This microelectromechanical system (MEMS) innovation is the industry’s first demonstrated, fully integrated piezoelectric standalone frequency comb. Used in MEMS frequency synthesizers for precision time metrology, molecular spectroscopy, and wavelength multiplexing, Georgia Tech’s device builds on widely used optical frequency combs with a phononic counterpart that involves coupling two or more resonators. The innovation provides the ability to tune frequency spacing as well as bandwidth and center frequency in a fully integrated platform and simplified design compared with leading alternatives.
The resonant-based MEMS frequency combs are driven with a single-tone pump. Phase-coherent spectral lines are generated and tuned based on non-degenerate parametric pumping and by taking advantage of mode coupling between two resonant modes in the same acoustic cavity. It is suitable for replacing integrated complementary metal-oxide-semiconductor (CMOS) MEMS configurations as the building block of oscillators, decreasing the footprint and shot noise associated with electronics circuitry. The novel sensing scheme with two or more high-quality resonant modes also provides significantly higher sensitivity compared with traditional frequency-shift detection schemes.

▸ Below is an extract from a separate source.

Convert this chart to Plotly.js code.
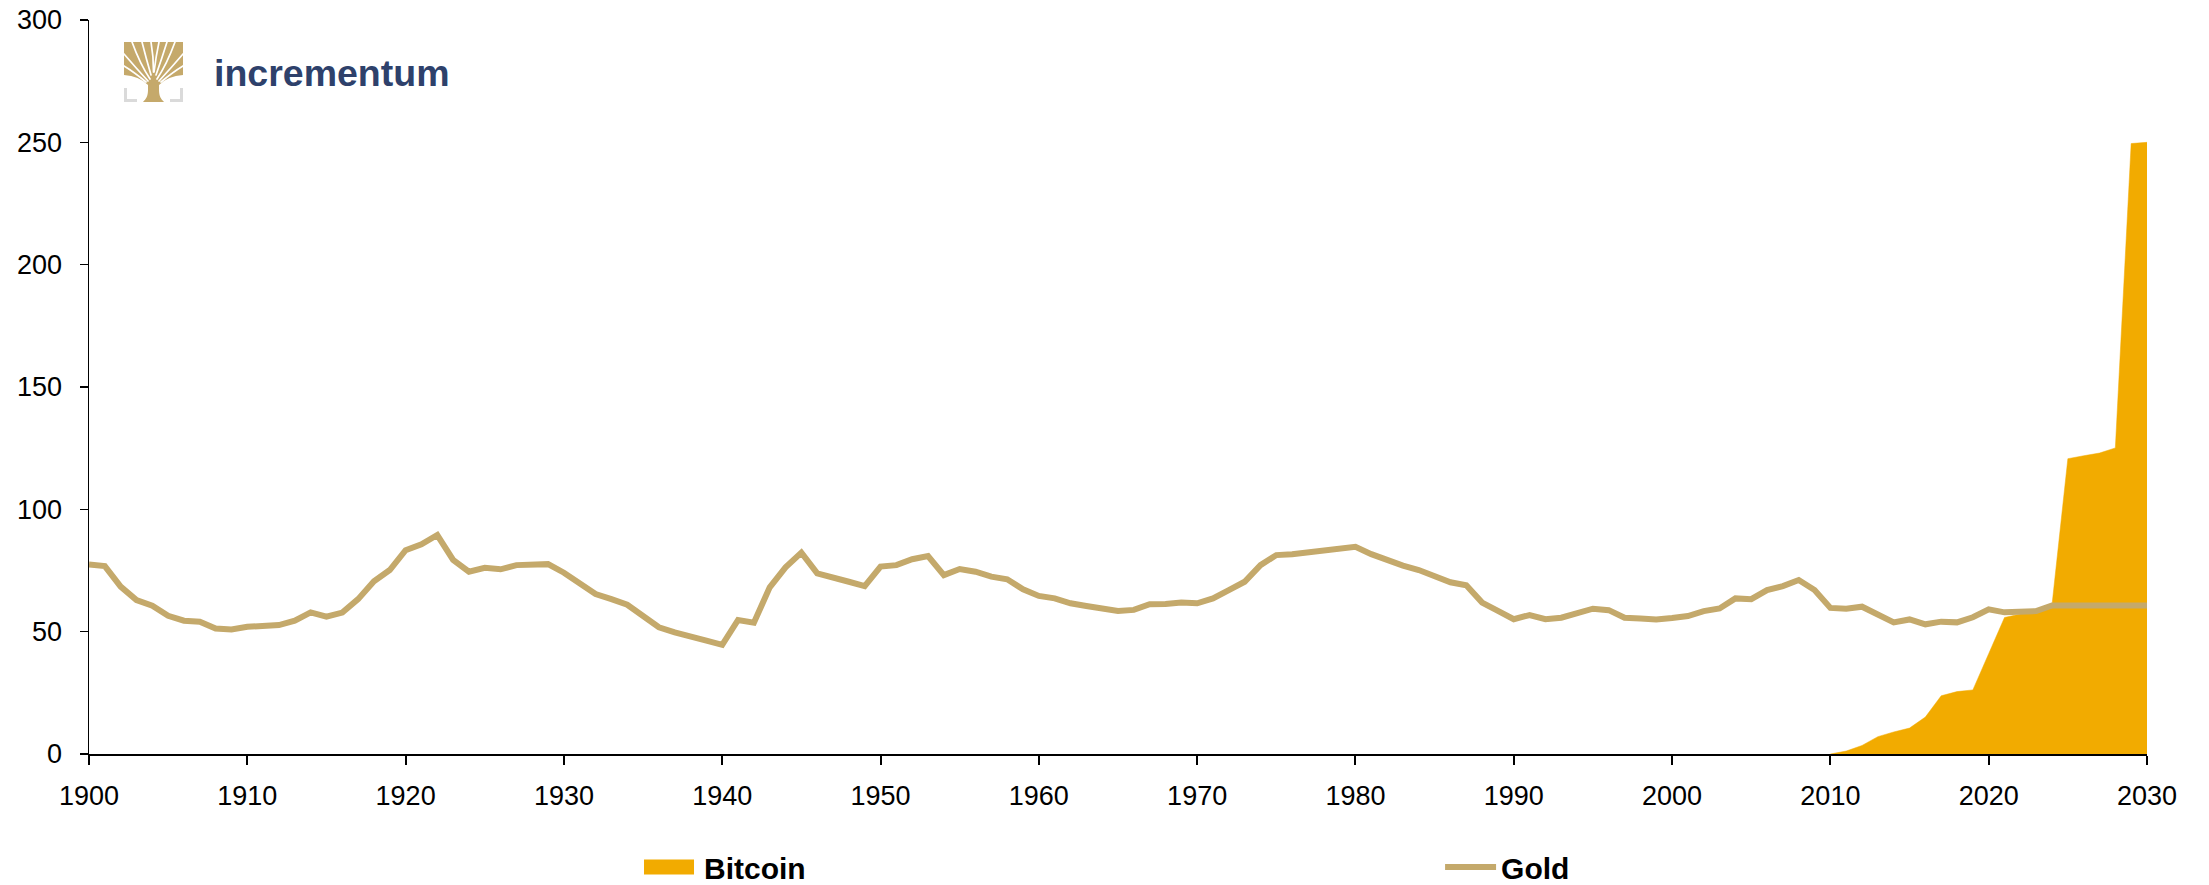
<!DOCTYPE html>
<html>
<head>
<meta charset="utf-8">
<script src="https://cdn.plot.ly/plotly-3.0.1.min.js"></script>
<style>html,body{margin:0;padding:0;background:#fff}#chart{width:2209px;height:885px}</style>
</head>
<body>
<div id="chart"></div>
<script>
var years = [1900,1901,1902,1903,1904,1905,1906,1907,1908,1909,
1910,1911,1912,1913,1914,1915,1916,1917,1918,1919,
1920,1921,1922,1923,1924,1925,1926,1927,1928,1929,
1930,1931,1932,1933,1934,1935,1936,1937,1938,1939,
1940,1941,1942,1943,1944,1945,1946,1947,1948,1949,
1950,1951,1952,1953,1954,1955,1956,1957,1958,1959,
1960,1961,1962,1963,1964,1965,1966,1967,1968,1969,
1970,1971,1972,1973,1974,1975,1976,1977,1978,1979,
1980,1981,1982,1983,1984,1985,1986,1987,1988,1989,
1990,1991,1992,1993,1994,1995,1996,1997,1998,1999,
2000,2001,2002,2003,2004,2005,2006,2007,2008,2009,
2010,2011,2012,2013,2014,2015,2016,2017,2018,2019,
2020,2021,2022,2023,2024,2025,2026,2027,2028,2029,2030];

var gold = [77.5,76.8,68.4,62.9,60.6,56.5,54.5,54.1,51.3,50.9,
52.0,52.2,52.7,54.5,57.9,56.1,57.8,63.3,70.6,75.2,
83.3,85.7,89.5,79.3,74.5,76.1,75.5,77.2,77.4,77.6,
74.1,70.0,65.4,63.3,61.0,56.4,51.8,49.7,47.7,46.3,
44.6,54.8,53.7,68.1,76.3,82.3,73.8,71.8,70.4,68.6,
76.6,77.2,79.6,80.9,73.1,75.6,74.5,72.5,71.4,67.3,
64.6,63.6,61.6,60.5,59.6,58.5,58.9,61.2,61.3,61.9,
61.6,63.6,67.0,70.4,77.2,81.3,81.6,82.4,83.3,84.3,
84.7,81.7,79.3,77.0,75.2,72.9,70.2,69.0,61.9,58.5,
55.1,56.8,55.1,55.7,57.5,59.4,58.8,55.7,55.4,55.0,
55.6,56.4,58.4,59.5,63.6,63.3,67.0,68.6,71.1,67.0,
59.7,59.4,60.2,56.8,53.8,55.0,53.0,54.1,53.8,55.9,
59.1,57.9,58.2,58.4,60.7,60.7,60.7,60.7,60.7,60.7,60.7];

var btcYears = [2010,2011,2012,2013,2014,2015,2016,2017,2018,2019,
2020,2021,2022,2023,2024,2025,2026,2027,2028,2029,2030];
var bitcoin = [0,1.2,3.5,7.1,9.0,10.6,15.1,23.8,25.5,26.2,
41.0,55.8,57.2,58.0,61.0,120.7,121.9,123.0,125.1,249.5,250.0];

var xTicks = [1900,1910,1920,1930,1940,1950,1960,1970,1980,1990,2000,2010,2020,2030];
var yTicks = [0,50,100,150,200,250,300];
var seriesNames = ['Bitcoin','Gold'];
var brandName = 'incrementum';

var FONT = 'Liberation Sans, Arial, Helvetica, sans-serif';
var GOLD = '#C4A96B';
var ORANGE = '#F2AB00';

var logoSvg = '<svg xmlns="http://www.w3.org/2000/svg" viewBox="0 0 59 60" width="59" height="60">' +
 '<path d="M0,46h3v11h10v3h-13z" fill="#dadada"/>' +
 '<path d="M59,46h-3v11h-10v3h13z" fill="#dadada"/>' +
 '<path d="M0,0H59V33Q44,34 35,43L35,48C35,54 37,57 40,60L19,60C22,57 24,54 24,48L24,43Q15,34 0,33Z" fill="#c5a96b"/>' +
 '<g fill="none" stroke="#ffffff" stroke-width="1.7" stroke-linecap="round">' +
 '<path d="M26,37 Q16,22 8,0"/>' +
 '<path d="M27,33 Q22,16 18,0"/>' +
 '<path d="M29.5,30 Q29.5,14 27,0"/>' +
 '<path d="M30,30 Q32,14 35,0"/>' +
 '<path d="M32,33 Q38,16 43,0"/>' +
 '<path d="M33,37 Q43,22 51,0"/>' +
 '<path d="M24,39 Q12,26 0,12"/>' +
 '<path d="M35,39 Q47,26 59,12"/>' +
 '<path d="M22,40 Q10,30 0,24"/>' +
 '<path d="M37,40 Q49,30 59,24"/>' +
 '</g>' +
 '</svg>';
var logoUri = 'data:image/svg+xml;base64,' + btoa(logoSvg);

var traces = [
  {
    x: btcYears, y: bitcoin, name: seriesNames[0], type: 'scatter', mode: 'lines',
    fill: 'tozeroy', fillcolor: ORANGE, line: {color: ORANGE, width: 0.5},
    legend: 'legend', hoverinfo: 'x+y+name'
  },
  {
    x: years, y: gold, name: seriesNames[1], type: 'scatter', mode: 'lines',
    line: {color: GOLD, width: 6},
    legend: 'legend2', hoverinfo: 'x+y+name'
  }
];

var legendFont = {family: FONT, size: 30, color: '#000000', weight: 'bold'};

var layout = {
  width: 2209, height: 885,
  margin: {l: 89, r: 62, t: 20, b: 131, pad: 0, autoexpand: false},
  paper_bgcolor: '#ffffff', plot_bgcolor: '#ffffff',
  font: {family: FONT, size: 27, color: '#000000'},
  showlegend: true,
  legend: {
    orientation: 'h', x: 0.2692, xanchor: 'left', y: -0.154, yanchor: 'middle',
    font: legendFont, itemwidth: 51, bgcolor: 'rgba(0,0,0,0)'
  },
  legend2: {
    orientation: 'h', x: 0.6565, xanchor: 'left', y: -0.154, yanchor: 'middle',
    font: legendFont, itemwidth: 51, bgcolor: 'rgba(0,0,0,0)'
  },
  xaxis: {
    range: [1900, 2030], tickmode: 'array', tickvals: xTicks, ticktext: xTicks.map(String),
    showgrid: false, zeroline: false, showline: true, linecolor: '#000000', linewidth: 2,
    ticks: 'outside', ticklen: 9, tickwidth: 2, tickcolor: '#000000',
    tickfont: {family: FONT, size: 27, color: '#000000'}, ticklabelstandoff: 8,
    fixedrange: true
  },
  yaxis: {
    range: [0, 300], tickmode: 'array', tickvals: yTicks, ticktext: yTicks.map(String),
    showgrid: false, zeroline: false, showline: true, linecolor: '#000000', linewidth: 1.5,
    ticks: 'outside', ticklen: 8, tickwidth: 1.5, tickcolor: '#000000',
    tickfont: {family: FONT, size: 27, color: '#000000'}, ticklabelstandoff: 12,
    fixedrange: true
  },
  images: [{
    source: logoUri, xref: 'paper', yref: 'paper',
    x: 0.01701, y: 0.97003, sizex: 0.02867, sizey: 0.08174,
    xanchor: 'left', yanchor: 'top', sizing: 'stretch', layer: 'above'
  }],
  annotations: [{
    text: brandName, xref: 'paper', yref: 'paper', x: 0.0598, y: 0.9278,
    xanchor: 'left', yanchor: 'middle', showarrow: false,
    font: {family: FONT, size: 37.5, color: '#2E416B', weight: 'bold'}
  }]
};

Plotly.newPlot('chart', traces, layout, {displayModeBar: false, staticPlot: true}).then(function (gd) {
  var items = gd.querySelectorAll('g.legend g.traces');
  items.forEach(function (item) {
    var t = item.querySelector('text.legendtext');
    if (!t) return;
    var name = t.textContent;
    if (name === seriesNames[0]) {
      var f = item.querySelector('path.js-fill');
      if (f) { f.setAttribute('d', 'M1,-7.5h50v15h-50z'); }
      var l = item.querySelector('path.js-line');
      if (l) { l.style.display = 'none'; }
    } else if (name === seriesNames[1]) {
      var l2 = item.querySelector('path.js-line');
      if (l2) {
        l2.setAttribute('d', 'M2,1h51');
        l2.style.strokeLinecap = 'round';
        l2.style.strokeWidth = '6px';
      }
    }
  });
});
</script>
</body>
</html>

- Compact: Provides a fully integrated package with a smaller footprint (30 μm x 30 μm) compared with CMOS-MEMS configurations
- Robust: Offers higher sensitivity and enhanced detection limit compared with the previous state of the art
- Low noise: Lowers shot noise levels associated with electronics and MEMS circuitry by eliminating the need for circuitry like electronic amplifiers
- Streamlined: Reduces electronics configuration complexity by taking advantage of two resonant modes within the same acoustic cavity
Georgia Tech’s innovation is broadly applicable to MEMS configurations, in particular:
- Frequency synthesizing
- Dual-mode sensing
- Precision time metrology
- Molecular spectroscopy
- Wavelength multiplexing
Mechanical resonators are passive components, typically integrated with an energy-restoring element such as an electronic amplifier, in order to sustain oscillation in a feedback-loop system. The interface of MEMS circuits is particularly challenging as the size of the sensor shrinks, but lowering its footprint is a constant effort because scaling of the resonator is needed to increase the sensor sensitivity to absorbed mass. Unfortunately, this results in larger motional impedances, which make interfacing with electronic devices challenging.
Georgia Tech’s innovation addresses these issues by bypassing the use of electronic amplifiers as the energy-restoring element in favor of a single-tone pump with a frequency equal to the sum of the frequencies of two acoustic modes within the same resonator. The resulting advantages make the technology an ideal replacement for CMOS-MEMS oscillator configurations.
This image shows a standalone AlN-on-Si micromechanical resonator. The diameter of the circular membrane is 30 μm. The release holes are used to isotropically etch the buried oxide layer with HF.